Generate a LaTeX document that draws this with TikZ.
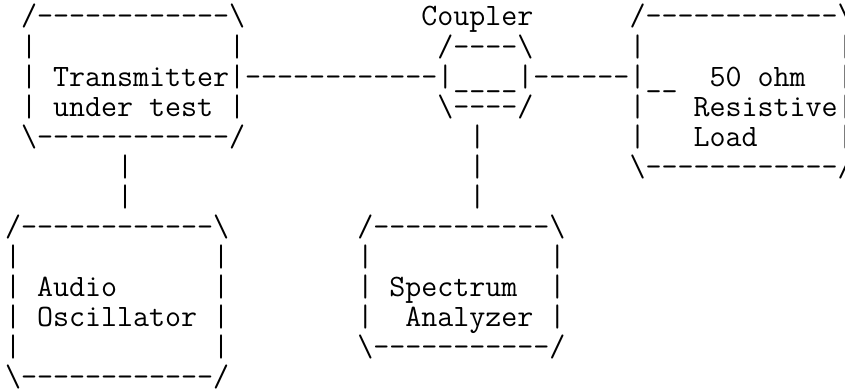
\documentclass[tikz,border=0pt]{standalone}
\usepackage{tikz}

\newcommand{\bsl}{\textbackslash}
\newcommand{\gap}[1]{\hspace*{\dimexpr#1\fontdimen2\font\relax}}

\tikzset{every picture/.style={line width=0.75pt}}
\tikzset{asc/.style={anchor=base west,inner sep=0pt,font=\fontsize{23.32pt}{24pt}\selectfont\ttfamily}}

\begin{document}
\begin{tikzpicture}[x=0.75pt,y=0.75pt,yscale=-1,xscale=1]
%set diagram left start at 0, and has height of 389
\useasboundingbox (0,0) rectangle (845,389);

% Text Node
\draw (4.5,26) node [asc] (l0) {\gap{1}/------------\bsl\gap{11}Coupler\gap{6}/------------\bsl};
% Text Node
\draw (4.5,56) node [asc] (l1) {\gap{1}|\gap{12}|\gap{12}/----\bsl\gap{6}|\gap{12}|};
% Text Node
\draw (4.5,86) node [asc] (l2) {\gap{1}|\gap{1}Transmitter|------------|\_\_\_\_|------|\_\_\gap{2}50\gap{1}ohm\gap{2}|};
% Text Node
\draw (4.5,116) node [asc] (l3) {\gap{1}|\gap{1}under\gap{1}test\gap{1}|\gap{12}\bsl----/\gap{6}|\gap{3}Resistive|};
% Text Node
\draw (4.5,146) node [asc] (l4) {\gap{1}\bsl------------/\gap{14}|\gap{9}|\gap{3}Load\gap{5}|};
% Text Node
\draw (4.5,176) node [asc] (l5) {\gap{7}|\gap{21}|\gap{9}\bsl------------/};
% Text Node
\draw (4.5,206) node [asc] (l6) {\gap{7}|\gap{21}|};
% Text Node
\draw (4.5,236) node [asc] (l7) {/------------\bsl\gap{8}/-----------\bsl};
% Text Node
\draw (4.5,266) node [asc] (l8) {|\gap{12}|\gap{8}|\gap{11}|};
% Text Node
\draw (4.5,296) node [asc] (l9) {|\gap{1}Audio\gap{6}|\gap{8}|\gap{1}Spectrum\gap{2}|};
% Text Node
\draw (4.5,326) node [asc] (l10) {|\gap{1}Oscillator\gap{1}|\gap{8}|\gap{2}Analyzer\gap{1}|};
% Text Node
\draw (4.5,356) node [asc] (l11) {|\gap{12}|\gap{8}\bsl-----------/};
% Text Node
\draw (4.5,386) node [asc] (l12) {\bsl------------/};
\end{tikzpicture}
\end{document}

--

What needs to be done
Retype everything in the material word for word, minus pictures.

Written solution
Generate a LaTeX document that draws this with TikZ.
\documentclass[tikz,border=0pt]{standalone}
\usepackage{tikz}

\newcommand{\bsl}{\textbackslash}
\newcommand{\gap}[1]{\hspace*{\dimexpr#1\fontdimen2\font\relax}}

\tikzset{every picture/.style={line width=0.75pt}}
\tikzset{asc/.style={anchor=base west,inner sep=0pt,font=\fontsize{23.32pt}{24pt}\selectfont\ttfamily}}

\begin{document}
\begin{tikzpicture}[x=0.75pt,y=0.75pt,yscale=-1,xscale=1]
%set diagram left start at 0, and has height of 389
\useasboundingbox (0,0) rectangle (845,389);

% Text Node
\draw (4.5,26) node [asc] (l0) {\gap{1}/------------\bsl\gap{11}Coupler\gap{6}/------------\bsl};
% Text Node
\draw (4.5,56) node [asc] (l1) {\gap{1}|\gap{12}|\gap{12}/----\bsl\gap{6}|\gap{12}|};
% Text Node
\draw (4.5,86) node [asc] (l2) {\gap{1}|\gap{1}Transmitter|------------|\_\_\_\_|------|\_\_\gap{2}50\gap{1}ohm\gap{2}|};
% Text Node
\draw (4.5,116) node [asc] (l3) {\gap{1}|\gap{1}under\gap{1}test\gap{1}|\gap{12}\bsl----/\gap{6}|\gap{3}Resistive|};
% Text Node
\draw (4.5,146) node [asc] (l4) {\gap{1}\bsl------------/\gap{14}|\gap{9}|\gap{3}Load\gap{5}|};
% Text Node
\draw (4.5,176) node [asc] (l5) {\gap{7}|\gap{21}|\gap{9}\bsl------------/};
% Text Node
\draw (4.5,206) node [asc] (l6) {\gap{7}|\gap{21}|};
% Text Node
\draw (4.5,236) node [asc] (l7) {/------------\bsl\gap{8}/-----------\bsl};
% Text Node
\draw (4.5,266) node [asc] (l8) {|\gap{12}|\gap{8}|\gap{11}|};
% Text Node
\draw (4.5,296) node [asc] (l9) {|\gap{1}Audio\gap{6}|\gap{8}|\gap{1}Spectrum\gap{2}|};
% Text Node
\draw (4.5,326) node [asc] (l10) {|\gap{1}Oscillator\gap{1}|\gap{8}|\gap{2}Analyzer\gap{1}|};
% Text Node
\draw (4.5,356) node [asc] (l11) {|\gap{12}|\gap{8}\bsl-----------/};
% Text Node
\draw (4.5,386) node [asc] (l12) {\bsl------------/};
\end{tikzpicture}
\end{document}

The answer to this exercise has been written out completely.